吉田 書いてるときはそこまで考えてないですね。曲ができたときに「この歌詞は刺さってくれそうだな」と思うことはありますけど、さっき言ったように、違うところにフォーカスされることも多いので。ただ、以前よりも言葉を吟味しているというか、歌詞に時間をかけるようになりました。

フジイ より共感できる歌詞になっていると思います。「幸せの花束を」「アリカ」もそうですけど、映像が浮かびやすくて。

shuji うん。最初の頃の歌詞に比べると、描写や表現が具体的なんですよね。

吉田 アレンジやサウンドもそうなんですけど、丁寧に作るようになりましたね。自信を持って出せるものしかリリースしたくないし、「これだ!」と思える曲を作るのが3人の共通認識なので。

マルシィ「Memory」ジャケット

マルシィ「Memory」ジャケット

誰かの人生のストーリーに存在できるということ

──楽曲を作るにあたって、例えば自分以外のカップルの話とか、友達の恋愛話を参考にすることは?例えば自分以外のカップルの話とか、友達の恋愛話を参考にすることは?

吉田 街でそういう風景を見かけたときは、気になって観察することはありますね(笑)。10代の若い人たちにも聴いてもらえているのは、僕の精神年齢が幼いからかも。

フジイ ハハハ。

吉田 あと、わかりやすい言葉を使うようにしています。
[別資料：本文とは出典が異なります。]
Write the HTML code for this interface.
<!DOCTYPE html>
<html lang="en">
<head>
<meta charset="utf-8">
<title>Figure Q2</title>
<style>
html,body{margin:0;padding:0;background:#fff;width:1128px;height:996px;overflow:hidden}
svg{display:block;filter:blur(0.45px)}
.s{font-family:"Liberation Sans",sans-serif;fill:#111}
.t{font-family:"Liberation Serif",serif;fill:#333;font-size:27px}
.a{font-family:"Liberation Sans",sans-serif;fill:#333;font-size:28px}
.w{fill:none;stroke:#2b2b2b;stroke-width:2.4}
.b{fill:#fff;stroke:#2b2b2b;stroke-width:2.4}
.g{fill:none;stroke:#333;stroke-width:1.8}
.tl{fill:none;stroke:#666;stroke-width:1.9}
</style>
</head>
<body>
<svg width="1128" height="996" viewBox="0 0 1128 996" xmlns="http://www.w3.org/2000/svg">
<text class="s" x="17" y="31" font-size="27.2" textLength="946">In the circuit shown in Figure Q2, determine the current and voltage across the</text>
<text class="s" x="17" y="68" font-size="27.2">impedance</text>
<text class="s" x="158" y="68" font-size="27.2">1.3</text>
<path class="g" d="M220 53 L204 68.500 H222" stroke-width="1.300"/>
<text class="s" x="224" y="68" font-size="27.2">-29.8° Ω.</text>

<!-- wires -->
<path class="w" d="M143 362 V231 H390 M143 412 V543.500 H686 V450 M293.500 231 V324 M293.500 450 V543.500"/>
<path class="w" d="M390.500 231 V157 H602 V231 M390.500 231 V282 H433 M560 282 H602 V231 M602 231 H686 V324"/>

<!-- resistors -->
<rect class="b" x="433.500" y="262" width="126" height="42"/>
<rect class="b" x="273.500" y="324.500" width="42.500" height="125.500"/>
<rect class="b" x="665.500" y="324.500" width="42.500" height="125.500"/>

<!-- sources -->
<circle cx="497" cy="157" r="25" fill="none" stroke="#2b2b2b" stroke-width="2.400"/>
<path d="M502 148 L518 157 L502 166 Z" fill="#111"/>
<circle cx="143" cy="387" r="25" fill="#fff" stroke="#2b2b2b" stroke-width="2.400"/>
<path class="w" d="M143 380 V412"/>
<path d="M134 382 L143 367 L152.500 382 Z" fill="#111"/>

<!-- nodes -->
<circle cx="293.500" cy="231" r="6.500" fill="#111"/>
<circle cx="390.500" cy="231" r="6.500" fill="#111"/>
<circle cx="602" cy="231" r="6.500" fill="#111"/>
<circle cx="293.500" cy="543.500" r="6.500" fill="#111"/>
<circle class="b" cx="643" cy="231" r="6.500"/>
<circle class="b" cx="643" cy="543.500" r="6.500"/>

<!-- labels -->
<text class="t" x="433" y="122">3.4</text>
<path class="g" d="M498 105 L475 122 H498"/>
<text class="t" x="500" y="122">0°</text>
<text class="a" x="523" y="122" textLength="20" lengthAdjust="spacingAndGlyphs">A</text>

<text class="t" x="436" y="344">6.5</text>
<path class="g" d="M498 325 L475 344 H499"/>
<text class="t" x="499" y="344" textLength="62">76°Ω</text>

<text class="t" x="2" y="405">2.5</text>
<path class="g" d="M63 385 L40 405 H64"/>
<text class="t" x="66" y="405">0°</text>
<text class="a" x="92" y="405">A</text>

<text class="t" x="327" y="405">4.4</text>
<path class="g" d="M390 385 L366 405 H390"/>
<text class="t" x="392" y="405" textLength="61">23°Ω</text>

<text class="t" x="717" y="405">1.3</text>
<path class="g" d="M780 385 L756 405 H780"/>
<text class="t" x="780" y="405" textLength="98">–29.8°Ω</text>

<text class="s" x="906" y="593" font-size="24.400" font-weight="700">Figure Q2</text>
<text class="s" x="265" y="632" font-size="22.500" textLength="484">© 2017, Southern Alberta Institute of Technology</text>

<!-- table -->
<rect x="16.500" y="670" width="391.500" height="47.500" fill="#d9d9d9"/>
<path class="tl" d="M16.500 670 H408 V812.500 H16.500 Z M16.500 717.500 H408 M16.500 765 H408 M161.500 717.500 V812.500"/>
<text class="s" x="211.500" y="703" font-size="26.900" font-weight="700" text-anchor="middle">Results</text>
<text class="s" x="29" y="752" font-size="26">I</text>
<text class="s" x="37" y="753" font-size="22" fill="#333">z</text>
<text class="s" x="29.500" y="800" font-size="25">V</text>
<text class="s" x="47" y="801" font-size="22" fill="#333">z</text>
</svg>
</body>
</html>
聴いたらすぐにどういう曲かわかると思うし、だから10代の人たちにも届いているんじゃないかなと。その人がどういう状態のときに聴いてくれるかわからないけど、人生の一部というか、生活に寄り添って、一瞬の感情でもいいので、ちょっとでもいい方向にいってくれたらいいなという気持ちもあります。Instagramなどで、「こういうことがありました」と長文で送ってくれる方もいるんですよ。「落ち込んでいたけど、マルシィの曲に救われています」というメッセージを見ると、その人の人生のストーリーに僕らの曲が存在できているんだなと。救いになりたいなんて言うと傲慢だけど、実際に「救われた」と思っている人がいてくれるというのは、一生懸命に作ってきた意味があるなと思います。
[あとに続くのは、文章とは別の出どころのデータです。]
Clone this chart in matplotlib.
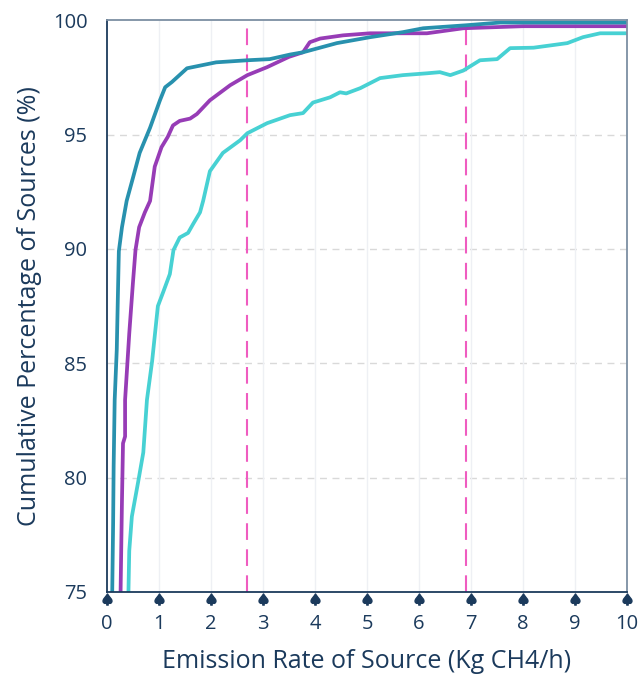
import matplotlib.pyplot as plt
import numpy as np

# teal series
x_teal = [0.10, 0.12, 0.13, 0.15, 0.17, 0.19, 0.21, 0.23, 0.29, 0.38, 0.50, 0.63, 0.83,
          1.02, 1.12, 1.25, 1.54, 2.10, 2.70, 3.13, 3.52, 3.77, 4.42, 5.06, 5.69, 6.08,
          6.90, 7.56, 10.0]
y_teal = [74.5, 78.0, 80.5, 83.4, 84.5, 85.6, 87.8, 89.9, 90.95, 92.1, 93.1, 94.2, 95.3,
          96.5, 97.07, 97.3, 97.9, 98.16, 98.25, 98.3, 98.5, 98.6, 99.0, 99.26, 99.48, 99.65,
          99.78, 99.9, 99.9]

# purple series
x_purple = [0.26, 0.29, 0.31, 0.35, 0.35, 0.43, 0.50, 0.55, 0.62, 0.73, 0.83, 0.92, 1.05,
            1.17, 1.27, 1.40, 1.60, 1.73, 1.98, 2.37, 2.70, 3.08, 3.50, 3.77, 3.90, 4.10,
            4.54, 5.06, 6.15, 6.85, 8.0, 10.0]
y_purple = [74.5, 79.0, 81.5, 81.8, 83.4, 86.3, 88.5, 89.95, 90.95, 91.6, 92.1, 93.6, 94.45,
            94.9, 95.4, 95.6, 95.7, 95.9, 96.5, 97.16, 97.6, 97.95, 98.4, 98.6, 99.04, 99.2,
            99.34, 99.43, 99.43, 99.65, 99.74, 99.74]

# cyan series
x_cyan = [0.41, 0.43, 0.48, 0.60, 0.70, 0.77, 0.87, 0.98, 1.08, 1.21, 1.28, 1.40, 1.56,
          1.66, 1.79, 1.85, 1.98, 2.23, 2.56, 2.70, 3.08, 3.52, 3.77, 3.96, 4.29, 4.48,
          4.60, 4.87, 5.25, 5.69, 6.15, 6.40, 6.60, 6.85, 7.17, 7.50, 7.75, 8.20, 8.85,
          9.15, 9.48, 10.0]
y_cyan = [74.5, 76.8, 78.3, 79.8, 81.1, 83.4, 85.1, 87.5, 88.1, 88.9, 89.95, 90.5, 90.7,
          91.1, 91.6, 92.1, 93.4, 94.2, 94.75, 95.06, 95.5, 95.85, 95.94, 96.4, 96.63, 96.85,
          96.8, 97.03, 97.47, 97.6, 97.68, 97.73, 97.6, 97.8, 98.25, 98.3, 98.78, 98.8, 99.0,
          99.26, 99.43, 99.43]

v_lines = [2.7, 6.9]
x_ticks = list(range(0, 11))
y_ticks = [75, 80, 85, 90, 95, 100]

navy = '#1b3a5c'
plt.rcParams['font.family'] = ['Open Sans', 'DejaVu Sans']

fig = plt.figure(figsize=(6.4, 6.75), dpi=100)
ax = fig.add_axes([0.167, 0.123, 0.813, 0.847])

# grid
for yv in y_ticks[1:-1]:
    ax.axhline(yv, color='#d9d9d9', lw=1, ls=(0, (5, 4)), zorder=0)
for xv in x_ticks[1:-1]:
    ax.axvline(xv, color='#eef0f4', lw=1, zorder=0)

ax.plot(x_cyan, y_cyan, color='#47d1d3', lw=2.7, solid_capstyle='round')
ax.plot(x_purple, y_purple, color='#973cb6', lw=2.7, solid_capstyle='round')
ax.plot(x_teal, y_teal, color='#2891ae', lw=2.7, solid_capstyle='round')

for xv in v_lines:
    ax.axvline(xv, color='#ef5cc0', lw=1.5, ls=(0, (8, 4.5)), zorder=1)

ax.set_xlim(0, 10)
ax.set_ylim(75, 100)
ax.set_xticks(x_ticks)
ax.set_yticks(y_ticks)
ax.tick_params(axis='both', length=0, colors=navy, labelsize=14.5)
ax.tick_params(axis='x', pad=16)
ax.tick_params(axis='y', pad=14)

# spade-like tick markers under the axis
ax.plot(x_ticks, [-0.013] * len(x_ticks), transform=ax.get_xaxis_transform(),
        marker=r'$\spadesuit$', ls='none', ms=8, color=navy, clip_on=False)

for s in ['left', 'bottom']:
    ax.spines[s].set_color(navy)
    ax.spines[s].set_linewidth(1.3)
for s in ['top', 'right']:
    ax.spines[s].set_color('#7c8fa3')
    ax.spines[s].set_linewidth(1.3)

ax.set_xlabel('Emission Rate of Source (Kg CH4/h)', color=navy, fontsize=18, labelpad=11)
ax.set_ylabel('Cumulative Percentage of Sources (%)', color=navy, fontsize=18, labelpad=8)

plt.savefig('out.png', dpi=100)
──素晴らしいですね。作り手としてもモチベーションが上がるのでは?

吉田 はい。こちらが想像する以上にしっかり受け止めてくれているし、より一層、いい曲を作っていきたいと思えるので。楽しい感情にもつらい感情にも寄り添えて、聴いてくれる人の支えになるような。

──そのためにはボーカルの表現も求められますよね。

吉田 そうですね。バンドを始めたときに比べると表現の幅は広がってるし、「こう歌いたい」というイメージ通りに歌えるようになってきたと思います。もちろん、まだまだできてない部分もあるんですけどね。ライブと音源で表現が違ってもいいと思うし、聴いてくれる人にしっかり届けられる、共鳴できるボーカリストになりたいので。

──今も楽曲の制作は続いているんですか?

吉田 ずっとやってますね。昨日マスタリングが終わった曲があるんですけど、今日から次の曲の制作が始まるので。同時に複数のことをやるのが苦手なんですよ(笑)。これからライブが増えていったら、そんなこと言ってられないんですけど。
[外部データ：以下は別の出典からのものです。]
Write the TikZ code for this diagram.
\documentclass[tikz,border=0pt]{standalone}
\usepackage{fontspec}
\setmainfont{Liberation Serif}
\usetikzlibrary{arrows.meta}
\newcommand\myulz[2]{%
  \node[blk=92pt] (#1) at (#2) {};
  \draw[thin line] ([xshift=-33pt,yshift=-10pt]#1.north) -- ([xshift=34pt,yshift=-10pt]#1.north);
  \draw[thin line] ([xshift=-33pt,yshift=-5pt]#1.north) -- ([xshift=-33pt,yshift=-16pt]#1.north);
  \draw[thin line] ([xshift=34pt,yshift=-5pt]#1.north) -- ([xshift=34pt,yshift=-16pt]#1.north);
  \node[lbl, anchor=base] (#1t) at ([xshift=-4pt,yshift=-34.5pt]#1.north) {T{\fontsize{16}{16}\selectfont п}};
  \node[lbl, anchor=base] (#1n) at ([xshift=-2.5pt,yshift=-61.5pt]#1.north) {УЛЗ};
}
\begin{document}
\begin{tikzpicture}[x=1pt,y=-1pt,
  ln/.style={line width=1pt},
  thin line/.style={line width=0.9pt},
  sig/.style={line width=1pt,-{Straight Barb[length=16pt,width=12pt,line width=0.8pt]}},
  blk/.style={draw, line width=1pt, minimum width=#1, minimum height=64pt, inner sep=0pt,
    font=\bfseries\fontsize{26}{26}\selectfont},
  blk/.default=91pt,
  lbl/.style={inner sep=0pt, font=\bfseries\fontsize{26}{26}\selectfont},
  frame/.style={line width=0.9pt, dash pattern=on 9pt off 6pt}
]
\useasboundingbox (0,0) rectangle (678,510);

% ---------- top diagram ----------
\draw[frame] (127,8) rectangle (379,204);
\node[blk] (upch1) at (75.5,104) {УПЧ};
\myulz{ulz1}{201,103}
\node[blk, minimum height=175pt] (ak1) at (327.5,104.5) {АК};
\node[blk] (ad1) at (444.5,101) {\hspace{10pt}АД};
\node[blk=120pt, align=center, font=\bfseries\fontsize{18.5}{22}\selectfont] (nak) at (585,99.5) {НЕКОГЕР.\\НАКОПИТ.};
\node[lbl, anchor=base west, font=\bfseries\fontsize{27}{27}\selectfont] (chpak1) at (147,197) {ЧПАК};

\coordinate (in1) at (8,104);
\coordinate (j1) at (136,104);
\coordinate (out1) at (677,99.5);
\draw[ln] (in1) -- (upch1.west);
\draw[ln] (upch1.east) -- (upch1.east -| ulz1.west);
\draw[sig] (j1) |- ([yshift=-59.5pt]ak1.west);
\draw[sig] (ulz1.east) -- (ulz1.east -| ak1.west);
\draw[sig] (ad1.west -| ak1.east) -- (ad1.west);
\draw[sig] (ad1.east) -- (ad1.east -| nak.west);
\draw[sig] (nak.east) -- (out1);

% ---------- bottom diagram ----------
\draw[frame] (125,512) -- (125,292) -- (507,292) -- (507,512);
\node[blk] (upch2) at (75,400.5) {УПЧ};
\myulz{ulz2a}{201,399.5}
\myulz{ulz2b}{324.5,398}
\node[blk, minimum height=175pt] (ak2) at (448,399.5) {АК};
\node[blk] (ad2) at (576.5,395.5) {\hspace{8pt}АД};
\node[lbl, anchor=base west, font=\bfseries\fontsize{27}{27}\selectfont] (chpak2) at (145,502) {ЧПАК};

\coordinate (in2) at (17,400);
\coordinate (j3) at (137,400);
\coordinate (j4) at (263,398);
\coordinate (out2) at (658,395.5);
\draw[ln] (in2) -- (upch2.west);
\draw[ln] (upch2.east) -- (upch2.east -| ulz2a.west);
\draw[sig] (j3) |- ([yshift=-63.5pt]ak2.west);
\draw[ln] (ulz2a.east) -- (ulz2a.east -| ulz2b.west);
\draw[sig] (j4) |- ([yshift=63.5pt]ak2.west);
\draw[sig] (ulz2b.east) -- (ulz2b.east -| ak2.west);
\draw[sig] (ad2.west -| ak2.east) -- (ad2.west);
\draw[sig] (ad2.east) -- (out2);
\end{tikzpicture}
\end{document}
フジイ そうだね(笑)。2023年はさらにアップデートしたいし、音源もライブもよりいいものにしていきたくて。できれば5段飛ばしくらいでデカくなりたいし、どんどんチャレンジしたいですね。

shuji 大きい会場でやりたいという野望を持ちつつ、一歩一歩着実に進んでステップアップしていくのが大事なのかなと。

吉田 大切に作った曲をより多くの人に届けたいですね。今は恋愛の曲がほとんどですが、それ以外の曲も作っていきたいし、10代、20代はもちろん、いろんな年齢層の人たちにも聴いてほしくて。ライブも去年学んだことを生かしてさらによくしていきたいし、多くの人がマルシィという名前を知っている状態にしたいんですよね。2023年はマルシィの年にしたいです。